-- WHAT YOU HAVE TO DO --
Give an exact copy of every line, leaving images out.

• • • •

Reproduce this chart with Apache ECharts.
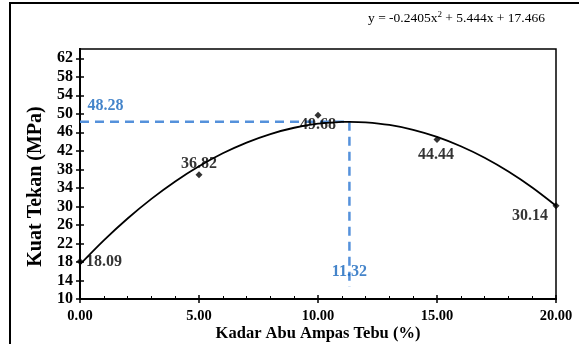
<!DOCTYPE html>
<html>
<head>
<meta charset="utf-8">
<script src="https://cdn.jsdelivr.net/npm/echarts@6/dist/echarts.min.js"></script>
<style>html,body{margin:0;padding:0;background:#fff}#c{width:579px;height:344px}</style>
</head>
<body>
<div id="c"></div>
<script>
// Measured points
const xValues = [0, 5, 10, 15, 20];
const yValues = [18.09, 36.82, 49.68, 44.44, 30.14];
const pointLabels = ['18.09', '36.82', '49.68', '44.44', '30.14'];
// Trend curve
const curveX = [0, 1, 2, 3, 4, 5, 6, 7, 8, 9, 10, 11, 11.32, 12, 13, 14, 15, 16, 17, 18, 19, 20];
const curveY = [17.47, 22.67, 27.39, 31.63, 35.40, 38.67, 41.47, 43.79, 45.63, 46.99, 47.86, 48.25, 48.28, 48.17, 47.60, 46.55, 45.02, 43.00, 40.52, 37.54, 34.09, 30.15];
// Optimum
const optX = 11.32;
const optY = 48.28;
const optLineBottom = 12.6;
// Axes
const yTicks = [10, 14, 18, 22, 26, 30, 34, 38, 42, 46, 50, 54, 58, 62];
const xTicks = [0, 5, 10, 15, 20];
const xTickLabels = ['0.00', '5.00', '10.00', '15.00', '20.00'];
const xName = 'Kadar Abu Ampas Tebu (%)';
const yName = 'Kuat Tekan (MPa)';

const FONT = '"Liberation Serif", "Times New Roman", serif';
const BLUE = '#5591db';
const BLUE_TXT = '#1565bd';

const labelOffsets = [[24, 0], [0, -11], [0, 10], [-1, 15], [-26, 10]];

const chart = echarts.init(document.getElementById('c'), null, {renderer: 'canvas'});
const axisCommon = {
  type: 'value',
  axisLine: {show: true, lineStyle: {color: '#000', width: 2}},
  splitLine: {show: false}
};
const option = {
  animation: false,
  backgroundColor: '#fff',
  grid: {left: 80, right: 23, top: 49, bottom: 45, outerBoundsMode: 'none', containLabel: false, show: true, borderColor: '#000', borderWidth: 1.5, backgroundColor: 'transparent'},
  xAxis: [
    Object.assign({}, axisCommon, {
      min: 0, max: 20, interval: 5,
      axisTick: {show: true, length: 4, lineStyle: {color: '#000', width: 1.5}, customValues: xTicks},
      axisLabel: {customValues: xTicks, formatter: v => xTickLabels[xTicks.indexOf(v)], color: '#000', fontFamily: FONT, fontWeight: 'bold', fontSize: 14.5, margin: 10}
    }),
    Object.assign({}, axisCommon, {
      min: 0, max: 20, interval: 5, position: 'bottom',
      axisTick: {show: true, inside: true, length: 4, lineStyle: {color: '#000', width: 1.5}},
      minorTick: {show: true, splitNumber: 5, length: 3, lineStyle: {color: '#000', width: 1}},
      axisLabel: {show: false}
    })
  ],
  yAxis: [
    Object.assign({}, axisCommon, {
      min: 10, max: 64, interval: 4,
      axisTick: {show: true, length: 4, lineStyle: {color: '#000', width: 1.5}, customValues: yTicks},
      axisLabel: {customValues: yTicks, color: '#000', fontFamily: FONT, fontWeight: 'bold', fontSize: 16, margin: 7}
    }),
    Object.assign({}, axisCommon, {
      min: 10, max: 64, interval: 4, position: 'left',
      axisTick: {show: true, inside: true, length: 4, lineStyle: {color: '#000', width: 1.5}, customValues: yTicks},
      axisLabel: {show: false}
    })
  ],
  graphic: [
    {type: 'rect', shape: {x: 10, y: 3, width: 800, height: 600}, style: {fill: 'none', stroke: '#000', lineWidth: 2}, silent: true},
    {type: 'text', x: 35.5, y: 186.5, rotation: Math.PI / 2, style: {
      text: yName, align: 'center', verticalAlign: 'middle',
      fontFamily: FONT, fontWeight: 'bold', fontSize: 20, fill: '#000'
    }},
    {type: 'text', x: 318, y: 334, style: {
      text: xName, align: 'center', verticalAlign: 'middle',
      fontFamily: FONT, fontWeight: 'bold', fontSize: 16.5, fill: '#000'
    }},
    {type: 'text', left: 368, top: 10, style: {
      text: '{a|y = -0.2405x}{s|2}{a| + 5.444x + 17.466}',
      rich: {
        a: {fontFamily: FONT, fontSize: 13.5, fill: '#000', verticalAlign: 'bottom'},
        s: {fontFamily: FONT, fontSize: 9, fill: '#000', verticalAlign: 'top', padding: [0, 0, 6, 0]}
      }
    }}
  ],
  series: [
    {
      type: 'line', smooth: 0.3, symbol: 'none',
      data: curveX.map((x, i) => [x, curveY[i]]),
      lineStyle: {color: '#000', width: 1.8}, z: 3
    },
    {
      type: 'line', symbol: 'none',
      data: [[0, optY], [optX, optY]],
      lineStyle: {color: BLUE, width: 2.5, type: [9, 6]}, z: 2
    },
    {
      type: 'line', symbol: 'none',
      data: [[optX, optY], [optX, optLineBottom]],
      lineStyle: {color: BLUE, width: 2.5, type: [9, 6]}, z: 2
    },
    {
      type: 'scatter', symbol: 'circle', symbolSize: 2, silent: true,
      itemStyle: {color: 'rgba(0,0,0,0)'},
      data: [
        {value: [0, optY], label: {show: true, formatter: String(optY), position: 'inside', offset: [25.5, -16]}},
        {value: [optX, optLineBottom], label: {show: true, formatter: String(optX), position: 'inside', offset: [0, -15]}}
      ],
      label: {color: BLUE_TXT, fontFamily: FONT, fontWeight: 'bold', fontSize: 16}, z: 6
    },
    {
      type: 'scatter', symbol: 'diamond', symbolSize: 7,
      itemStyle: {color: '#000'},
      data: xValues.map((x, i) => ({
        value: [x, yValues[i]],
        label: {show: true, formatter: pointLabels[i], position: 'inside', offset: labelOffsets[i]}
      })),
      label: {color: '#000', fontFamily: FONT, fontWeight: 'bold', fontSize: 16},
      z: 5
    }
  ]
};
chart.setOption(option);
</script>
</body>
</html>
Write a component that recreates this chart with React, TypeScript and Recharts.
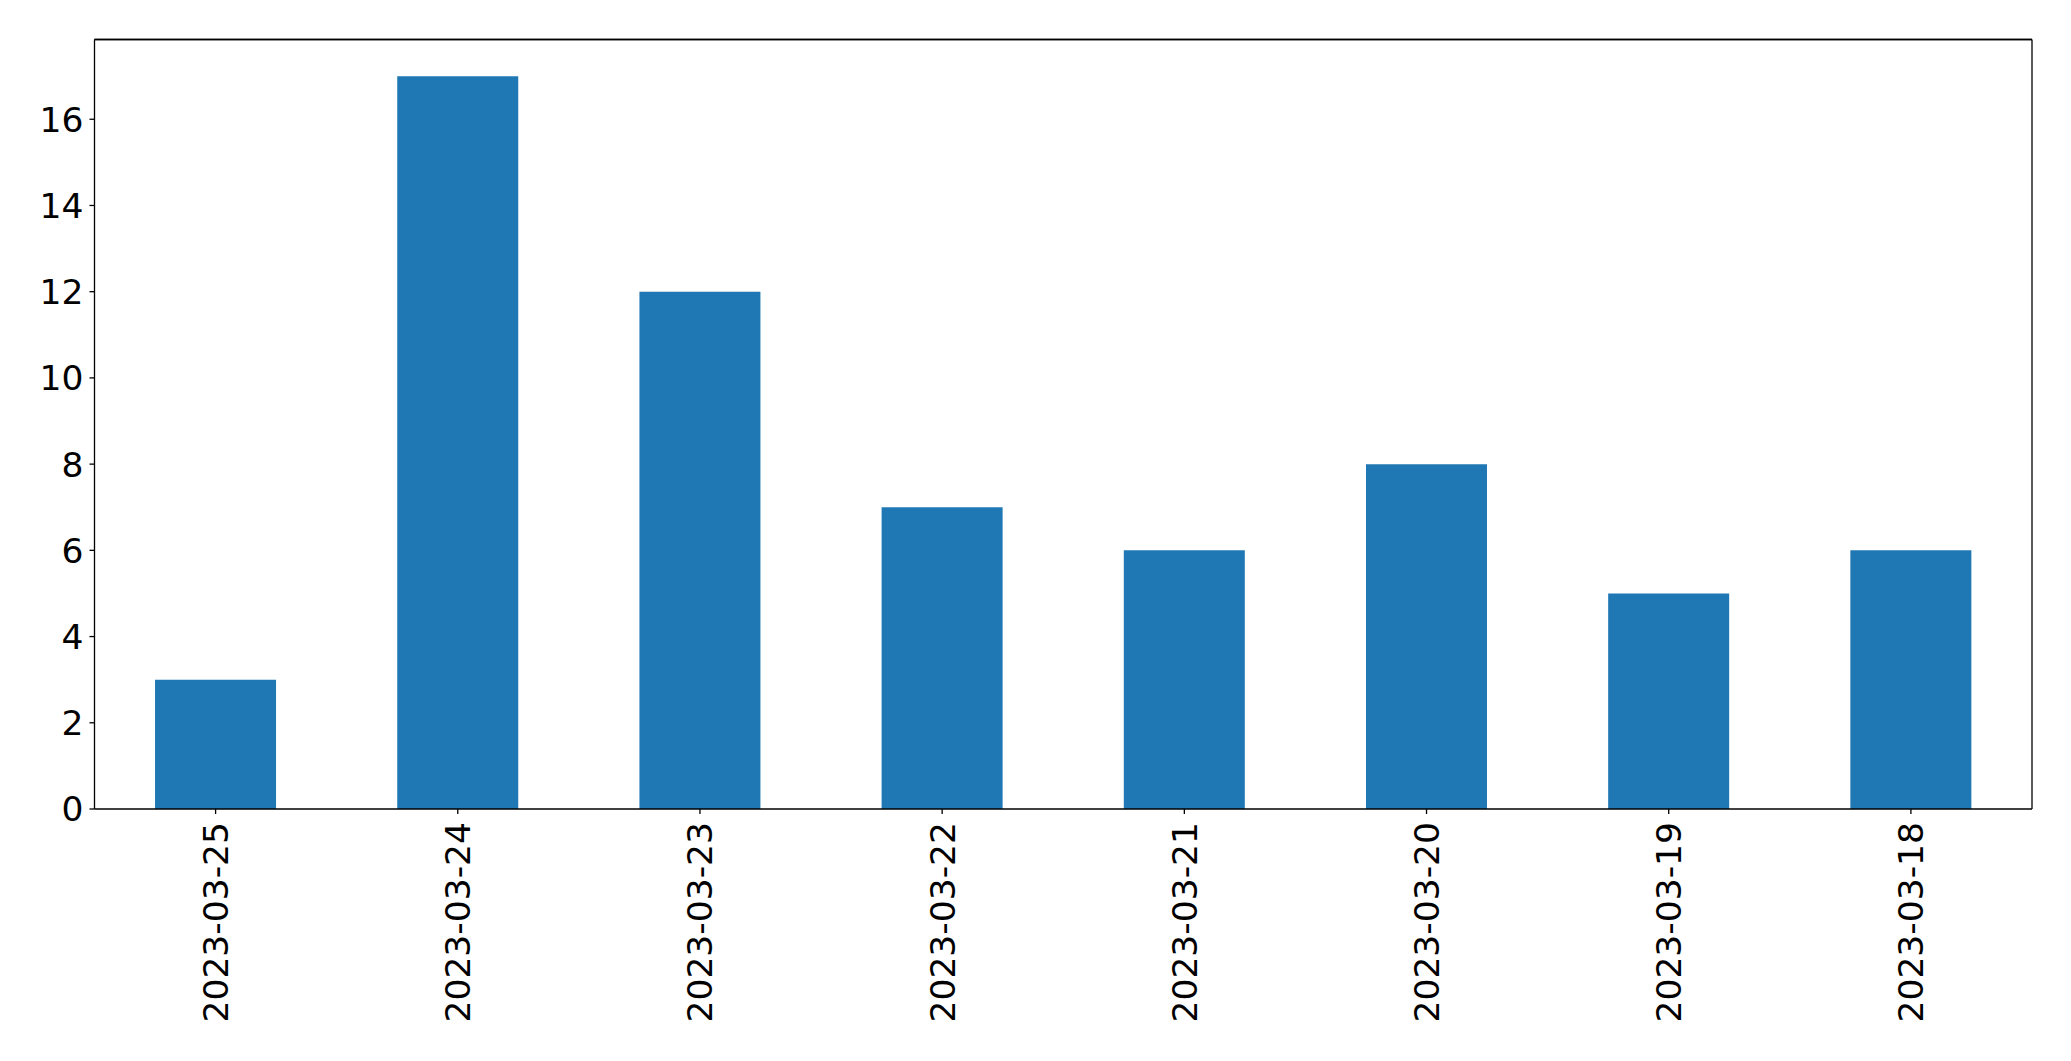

• • • •

-- FINAL RESULT --
Reproduce this chart with Apache ECharts.
<!DOCTYPE html>
<html>
<head>
<meta charset="utf-8">
<script src="https://cdn.jsdelivr.net/npm/echarts@6/dist/echarts.min.js"></script>
<style>html,body{margin:0;padding:0;background:#fff}#c{width:579px;height:344px}</style>
</head>
<body>
<div id="c"></div>
<script>
// Measured points
const xValues = [0, 5, 10, 15, 20];
const yValues = [18.09, 36.82, 49.68, 44.44, 30.14];
const pointLabels = ['18.09', '36.82', '49.68', '44.44', '30.14'];
// Trend curve
const curveX = [0, 1, 2, 3, 4, 5, 6, 7, 8, 9, 10, 11, 11.32, 12, 13, 14, 15, 16, 17, 18, 19, 20];
const curveY = [17.47, 22.67, 27.39, 31.63, 35.40, 38.67, 41.47, 43.79, 45.63, 46.99, 47.86, 48.25, 48.28, 48.17, 47.60, 46.55, 45.02, 43.00, 40.52, 37.54, 34.09, 30.15];
// Optimum
const optX = 11.32;
const optY = 48.28;
const optLineBottom = 12.6;
// Axes
const yTicks = [10, 14, 18, 22, 26, 30, 34, 38, 42, 46, 50, 54, 58, 62];
const xTicks = [0, 5, 10, 15, 20];
const xTickLabels = ['0.00', '5.00', '10.00', '15.00', '20.00'];
const xName = 'Kadar Abu Ampas Tebu (%)';
const yName = 'Kuat Tekan (MPa)';

const FONT = '"Liberation Serif", "Times New Roman", serif';
const BLUE = '#5591db';
const BLUE_TXT = '#1565bd';

const labelOffsets = [[24, 0], [0, -11], [0, 10], [-1, 15], [-26, 10]];

const chart = echarts.init(document.getElementById('c'), null, {renderer: 'canvas'});
const axisCommon = {
  type: 'value',
  axisLine: {show: true, lineStyle: {color: '#000', width: 2}},
  splitLine: {show: false}
};
const option = {
  animation: false,
  backgroundColor: '#fff',
  grid: {left: 80, right: 23, top: 49, bottom: 45, outerBoundsMode: 'none', containLabel: false, show: true, borderColor: '#000', borderWidth: 1.5, backgroundColor: 'transparent'},
  xAxis: [
    Object.assign({}, axisCommon, {
      min: 0, max: 20, interval: 5,
      axisTick: {show: true, length: 4, lineStyle: {color: '#000', width: 1.5}, customValues: xTicks},
      axisLabel: {customValues: xTicks, formatter: v => xTickLabels[xTicks.indexOf(v)], color: '#000', fontFamily: FONT, fontWeight: 'bold', fontSize: 14.5, margin: 10}
    }),
    Object.assign({}, axisCommon, {
      min: 0, max: 20, interval: 5, position: 'bottom',
      axisTick: {show: true, inside: true, length: 4, lineStyle: {color: '#000', width: 1.5}},
      minorTick: {show: true, splitNumber: 5, length: 3, lineStyle: {color: '#000', width: 1}},
      axisLabel: {show: false}
    })
  ],
  yAxis: [
    Object.assign({}, axisCommon, {
      min: 10, max: 64, interval: 4,
      axisTick: {show: true, length: 4, lineStyle: {color: '#000', width: 1.5}, customValues: yTicks},
      axisLabel: {customValues: yTicks, color: '#000', fontFamily: FONT, fontWeight: 'bold', fontSize: 16, margin: 7}
    }),
    Object.assign({}, axisCommon, {
      min: 10, max: 64, interval: 4, position: 'left',
      axisTick: {show: true, inside: true, length: 4, lineStyle: {color: '#000', width: 1.5}, customValues: yTicks},
      axisLabel: {show: false}
    })
  ],
  graphic: [
    {type: 'rect', shape: {x: 10, y: 3, width: 800, height: 600}, style: {fill: 'none', stroke: '#000', lineWidth: 2}, silent: true},
    {type: 'text', x: 35.5, y: 186.5, rotation: Math.PI / 2, style: {
      text: yName, align: 'center', verticalAlign: 'middle',
      fontFamily: FONT, fontWeight: 'bold', fontSize: 20, fill: '#000'
    }},
    {type: 'text', x: 318, y: 334, style: {
      text: xName, align: 'center', verticalAlign: 'middle',
      fontFamily: FONT, fontWeight: 'bold', fontSize: 16.5, fill: '#000'
    }},
    {type: 'text', left: 368, top: 10, style: {
      text: '{a|y = -0.2405x}{s|2}{a| + 5.444x + 17.466}',
      rich: {
        a: {fontFamily: FONT, fontSize: 13.5, fill: '#000', verticalAlign: 'bottom'},
        s: {fontFamily: FONT, fontSize: 9, fill: '#000', verticalAlign: 'top', padding: [0, 0, 6, 0]}
      }
    }}
  ],
  series: [
    {
      type: 'line', smooth: 0.3, symbol: 'none',
      data: curveX.map((x, i) => [x, curveY[i]]),
      lineStyle: {color: '#000', width: 1.8}, z: 3
    },
    {
      type: 'line', symbol: 'none',
      data: [[0, optY], [optX, optY]],
      lineStyle: {color: BLUE, width: 2.5, type: [9, 6]}, z: 2
    },
    {
      type: 'line', symbol: 'none',
      data: [[optX, optY], [optX, optLineBottom]],
      lineStyle: {color: BLUE, width: 2.5, type: [9, 6]}, z: 2
    },
    {
      type: 'scatter', symbol: 'circle', symbolSize: 2, silent: true,
      itemStyle: {color: 'rgba(0,0,0,0)'},
      data: [
        {value: [0, optY], label: {show: true, formatter: String(optY), position: 'inside', offset: [25.5, -16]}},
        {value: [optX, optLineBottom], label: {show: true, formatter: String(optX), position: 'inside', offset: [0, -15]}}
      ],
      label: {color: BLUE_TXT, fontFamily: FONT, fontWeight: 'bold', fontSize: 16}, z: 6
    },
    {
      type: 'scatter', symbol: 'diamond', symbolSize: 7,
      itemStyle: {color: '#000'},
      data: xValues.map((x, i) => ({
        value: [x, yValues[i]],
        label: {show: true, formatter: pointLabels[i], position: 'inside', offset: labelOffsets[i]}
      })),
      label: {color: '#000', fontFamily: FONT, fontWeight: 'bold', fontSize: 16},
      z: 5
    }
  ]
};
chart.setOption(option);
</script>
</body>
</html>
Write a component that recreates this chart with React, TypeScript and Recharts.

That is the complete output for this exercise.